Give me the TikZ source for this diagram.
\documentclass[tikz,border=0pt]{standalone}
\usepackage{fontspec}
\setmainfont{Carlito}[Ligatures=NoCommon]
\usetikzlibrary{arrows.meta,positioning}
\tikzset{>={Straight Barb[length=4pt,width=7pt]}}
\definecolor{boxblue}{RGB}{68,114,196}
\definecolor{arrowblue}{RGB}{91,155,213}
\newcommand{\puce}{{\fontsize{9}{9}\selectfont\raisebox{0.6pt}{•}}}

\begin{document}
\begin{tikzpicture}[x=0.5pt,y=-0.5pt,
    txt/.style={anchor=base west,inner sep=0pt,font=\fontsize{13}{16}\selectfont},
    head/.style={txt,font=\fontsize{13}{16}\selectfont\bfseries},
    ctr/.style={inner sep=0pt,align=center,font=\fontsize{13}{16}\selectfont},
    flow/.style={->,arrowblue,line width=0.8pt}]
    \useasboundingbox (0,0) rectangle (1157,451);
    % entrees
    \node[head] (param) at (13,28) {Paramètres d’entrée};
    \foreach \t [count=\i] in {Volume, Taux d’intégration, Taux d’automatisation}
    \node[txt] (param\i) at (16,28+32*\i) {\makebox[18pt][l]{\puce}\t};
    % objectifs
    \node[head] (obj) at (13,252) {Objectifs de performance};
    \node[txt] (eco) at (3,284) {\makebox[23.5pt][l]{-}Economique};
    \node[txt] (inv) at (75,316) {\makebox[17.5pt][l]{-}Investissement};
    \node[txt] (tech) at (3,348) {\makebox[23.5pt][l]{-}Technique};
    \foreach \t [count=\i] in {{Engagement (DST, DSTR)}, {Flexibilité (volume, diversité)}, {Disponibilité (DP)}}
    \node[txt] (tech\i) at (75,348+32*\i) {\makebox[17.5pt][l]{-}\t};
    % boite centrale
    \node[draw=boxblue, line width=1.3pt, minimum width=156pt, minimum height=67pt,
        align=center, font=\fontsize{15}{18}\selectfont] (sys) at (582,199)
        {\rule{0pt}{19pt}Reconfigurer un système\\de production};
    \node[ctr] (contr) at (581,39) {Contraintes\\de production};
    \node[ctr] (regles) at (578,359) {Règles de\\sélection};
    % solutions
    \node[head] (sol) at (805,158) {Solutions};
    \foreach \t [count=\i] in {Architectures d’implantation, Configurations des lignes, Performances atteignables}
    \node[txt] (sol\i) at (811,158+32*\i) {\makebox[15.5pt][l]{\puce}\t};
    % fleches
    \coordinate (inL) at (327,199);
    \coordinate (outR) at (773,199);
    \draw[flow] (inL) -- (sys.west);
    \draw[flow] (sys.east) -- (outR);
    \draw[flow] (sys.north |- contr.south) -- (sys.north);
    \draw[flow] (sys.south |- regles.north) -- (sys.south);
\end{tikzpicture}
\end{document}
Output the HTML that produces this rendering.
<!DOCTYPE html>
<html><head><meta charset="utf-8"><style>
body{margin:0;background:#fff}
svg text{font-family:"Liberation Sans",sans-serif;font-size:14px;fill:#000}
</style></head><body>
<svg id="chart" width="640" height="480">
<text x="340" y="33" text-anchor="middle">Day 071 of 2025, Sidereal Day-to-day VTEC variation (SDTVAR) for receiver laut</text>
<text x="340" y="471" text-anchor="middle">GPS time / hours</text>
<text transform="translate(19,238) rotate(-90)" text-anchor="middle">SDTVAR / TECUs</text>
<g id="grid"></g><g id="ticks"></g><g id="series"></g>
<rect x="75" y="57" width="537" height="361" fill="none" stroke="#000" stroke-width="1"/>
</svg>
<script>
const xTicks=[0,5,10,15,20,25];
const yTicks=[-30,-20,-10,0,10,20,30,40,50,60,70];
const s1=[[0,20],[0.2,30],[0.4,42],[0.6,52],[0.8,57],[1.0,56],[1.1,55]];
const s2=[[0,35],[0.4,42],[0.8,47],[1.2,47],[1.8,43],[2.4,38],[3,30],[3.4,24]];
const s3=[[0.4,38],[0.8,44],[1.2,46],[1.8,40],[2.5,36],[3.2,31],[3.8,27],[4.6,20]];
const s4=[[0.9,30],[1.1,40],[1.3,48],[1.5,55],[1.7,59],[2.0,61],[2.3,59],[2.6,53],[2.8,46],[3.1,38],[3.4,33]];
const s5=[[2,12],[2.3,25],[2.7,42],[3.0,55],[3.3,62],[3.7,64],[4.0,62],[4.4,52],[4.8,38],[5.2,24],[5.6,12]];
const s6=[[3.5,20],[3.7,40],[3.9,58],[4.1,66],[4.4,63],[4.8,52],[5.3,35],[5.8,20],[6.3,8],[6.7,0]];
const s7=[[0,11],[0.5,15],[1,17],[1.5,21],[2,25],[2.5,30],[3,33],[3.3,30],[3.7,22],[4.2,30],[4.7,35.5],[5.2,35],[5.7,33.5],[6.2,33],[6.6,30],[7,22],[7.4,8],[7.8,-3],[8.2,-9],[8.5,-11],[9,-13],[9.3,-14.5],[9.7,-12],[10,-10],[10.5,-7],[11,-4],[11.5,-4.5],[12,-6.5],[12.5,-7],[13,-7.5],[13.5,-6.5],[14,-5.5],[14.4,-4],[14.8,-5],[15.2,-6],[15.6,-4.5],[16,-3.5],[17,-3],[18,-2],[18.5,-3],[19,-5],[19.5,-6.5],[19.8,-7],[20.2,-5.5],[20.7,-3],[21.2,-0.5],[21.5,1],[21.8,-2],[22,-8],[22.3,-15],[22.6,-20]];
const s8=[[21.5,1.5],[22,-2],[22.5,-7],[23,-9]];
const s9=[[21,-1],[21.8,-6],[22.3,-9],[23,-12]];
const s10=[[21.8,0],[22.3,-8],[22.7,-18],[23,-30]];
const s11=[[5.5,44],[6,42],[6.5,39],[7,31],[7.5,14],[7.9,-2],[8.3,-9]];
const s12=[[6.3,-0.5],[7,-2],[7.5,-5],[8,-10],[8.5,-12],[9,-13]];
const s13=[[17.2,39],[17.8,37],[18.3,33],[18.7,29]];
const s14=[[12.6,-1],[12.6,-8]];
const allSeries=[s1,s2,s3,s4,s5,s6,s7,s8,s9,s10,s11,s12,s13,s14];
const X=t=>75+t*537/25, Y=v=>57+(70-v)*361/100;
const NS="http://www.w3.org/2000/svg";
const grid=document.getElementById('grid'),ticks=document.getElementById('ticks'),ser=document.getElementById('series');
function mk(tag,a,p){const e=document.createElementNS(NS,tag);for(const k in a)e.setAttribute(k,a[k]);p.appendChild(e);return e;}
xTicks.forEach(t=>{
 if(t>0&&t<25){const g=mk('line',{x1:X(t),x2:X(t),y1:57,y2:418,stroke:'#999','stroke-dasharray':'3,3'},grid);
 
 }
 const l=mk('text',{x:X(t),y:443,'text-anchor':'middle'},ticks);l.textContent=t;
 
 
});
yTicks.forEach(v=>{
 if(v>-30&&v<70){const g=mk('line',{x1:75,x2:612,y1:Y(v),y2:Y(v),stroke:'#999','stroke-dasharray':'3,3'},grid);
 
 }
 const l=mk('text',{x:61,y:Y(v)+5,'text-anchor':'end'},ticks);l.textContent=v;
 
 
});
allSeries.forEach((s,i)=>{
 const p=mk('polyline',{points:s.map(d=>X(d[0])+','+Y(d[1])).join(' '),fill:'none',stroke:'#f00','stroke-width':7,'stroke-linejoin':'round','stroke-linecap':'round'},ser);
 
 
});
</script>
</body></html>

──────────────────────────────

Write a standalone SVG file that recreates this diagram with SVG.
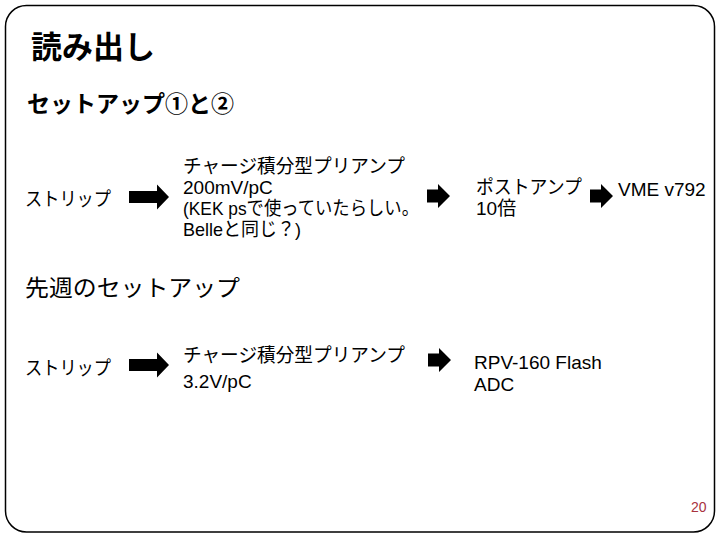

──────────────────────────────

**PROBLEM TO SOLVE**
Only the count is wanted: report how many lines of the material above hold the word "that".

**FULL OUTPUT**
2